International Transfer And Vendor Questions
GA4 data may involve Google entities, processing locations, subprocessors, and transfer mechanisms. The EU-US Data Privacy Framework currently provides an adequacy route for certified US companies, but organizations should still review vendor terms, data processing agreements, and transfer context (European Commission EU-US transfers).
The legal status of a transfer mechanism does not remove the need for data minimization, valid consent where required, and transparent notices.
Safer GA4 Configuration
If you keep GA4, reduce the blast radius:
- Put tags behind a correctly configured CMP where required
- Disable Google Signals unless there is a specific need
- Avoid ads personalization by default
- Do not send User ID without legal review
- Strip personal data from URLs
- Keep event parameters categorical and minimal
- Review enhanced measurement settings
- Limit data retention
- Control BigQuery exports and access permissions
- Document what each custom event collects
Privacy-First Alternative
Many websites use GA4 because it is familiar, not because they need its full identity and advertising ecosystem. If your actual requirements are traffic, referrers, campaigns, goals, file downloads, and funnels, a cookieless analytics setup may answer the same business questions with less personal data.
Google Analytics can be configured more carefully than many default installs, but it is still a complex system. The more features you enable, the more governance you need. Privacy-first analytics starts from the opposite assumption: collect the least data needed to make decisions, then add only what you can justify.
Document Your Actual Configuration
GA4 risk depends heavily on settings. Keep a short record of enabled streams, enhanced measurement choices, Consent Mode mode, Google Signals status, linked Google Ads accounts, custom dimensions, retention settings, and export destinations. This document helps legal, marketing, and engineering discuss the same implementation instead of debating an abstract version of Google Analytics.

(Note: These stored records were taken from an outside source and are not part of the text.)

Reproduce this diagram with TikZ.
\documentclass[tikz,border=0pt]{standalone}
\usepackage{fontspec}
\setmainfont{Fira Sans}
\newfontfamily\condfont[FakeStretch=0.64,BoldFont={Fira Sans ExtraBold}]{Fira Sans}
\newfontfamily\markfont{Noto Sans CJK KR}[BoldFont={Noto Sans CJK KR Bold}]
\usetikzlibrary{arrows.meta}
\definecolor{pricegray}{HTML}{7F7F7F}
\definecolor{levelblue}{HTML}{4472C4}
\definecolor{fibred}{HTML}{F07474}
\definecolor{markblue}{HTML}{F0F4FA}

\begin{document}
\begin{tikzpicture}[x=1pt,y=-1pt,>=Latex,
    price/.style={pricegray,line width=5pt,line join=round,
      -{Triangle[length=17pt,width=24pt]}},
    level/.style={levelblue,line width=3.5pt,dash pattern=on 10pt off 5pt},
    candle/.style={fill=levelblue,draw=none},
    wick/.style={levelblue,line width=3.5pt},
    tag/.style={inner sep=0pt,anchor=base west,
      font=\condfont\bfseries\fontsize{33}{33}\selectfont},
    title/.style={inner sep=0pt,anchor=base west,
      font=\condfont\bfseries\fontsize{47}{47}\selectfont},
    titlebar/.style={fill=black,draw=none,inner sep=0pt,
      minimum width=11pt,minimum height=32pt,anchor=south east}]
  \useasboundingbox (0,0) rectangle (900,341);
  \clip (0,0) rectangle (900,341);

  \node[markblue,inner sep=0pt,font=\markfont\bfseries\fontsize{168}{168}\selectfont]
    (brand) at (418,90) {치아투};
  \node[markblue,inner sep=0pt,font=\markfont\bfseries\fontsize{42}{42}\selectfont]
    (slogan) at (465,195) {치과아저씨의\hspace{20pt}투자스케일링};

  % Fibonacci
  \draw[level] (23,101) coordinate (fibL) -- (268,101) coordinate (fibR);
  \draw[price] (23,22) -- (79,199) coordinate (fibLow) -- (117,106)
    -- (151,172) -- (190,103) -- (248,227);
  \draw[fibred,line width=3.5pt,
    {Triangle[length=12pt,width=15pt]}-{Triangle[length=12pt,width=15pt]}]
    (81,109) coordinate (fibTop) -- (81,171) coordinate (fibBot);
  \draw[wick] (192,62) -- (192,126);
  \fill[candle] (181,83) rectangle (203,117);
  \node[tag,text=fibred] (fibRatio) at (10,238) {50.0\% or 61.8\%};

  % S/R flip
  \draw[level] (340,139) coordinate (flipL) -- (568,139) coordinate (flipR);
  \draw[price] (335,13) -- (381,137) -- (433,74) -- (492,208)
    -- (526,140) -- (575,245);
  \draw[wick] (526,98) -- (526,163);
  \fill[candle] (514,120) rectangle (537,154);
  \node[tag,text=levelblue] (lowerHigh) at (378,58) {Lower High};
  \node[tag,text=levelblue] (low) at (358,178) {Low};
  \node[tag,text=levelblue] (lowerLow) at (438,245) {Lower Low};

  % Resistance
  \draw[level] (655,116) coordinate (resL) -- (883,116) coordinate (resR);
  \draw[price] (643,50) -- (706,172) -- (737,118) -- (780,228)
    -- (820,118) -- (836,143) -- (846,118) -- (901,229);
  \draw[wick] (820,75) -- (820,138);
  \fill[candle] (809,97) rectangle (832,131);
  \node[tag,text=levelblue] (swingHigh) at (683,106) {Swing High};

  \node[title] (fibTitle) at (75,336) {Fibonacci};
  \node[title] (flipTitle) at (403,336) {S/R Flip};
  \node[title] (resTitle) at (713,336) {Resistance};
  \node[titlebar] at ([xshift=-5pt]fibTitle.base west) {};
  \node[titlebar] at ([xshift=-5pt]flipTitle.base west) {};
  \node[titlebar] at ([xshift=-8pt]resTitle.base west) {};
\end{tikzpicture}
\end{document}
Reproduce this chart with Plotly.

Collection Review Checklist
Review GA4 as an implementation, not an abstract product. Record default events, enhanced measurement events, custom parameters, cookie behavior, Consent Mode mode, Google Signals, ads personalization, User-ID, BigQuery export, cross-domain measurement, regional settings, and retention. Then inspect actual network payloads and browser storage before consent, after rejection, and after acceptance.
Use the inventory to separate ePrivacy storage/access consent from the GDPR lawful basis for later processing. A setup can be cookie-free but still process personal data, and a pseudonymous identifier can still require controls even when it is not direct PII.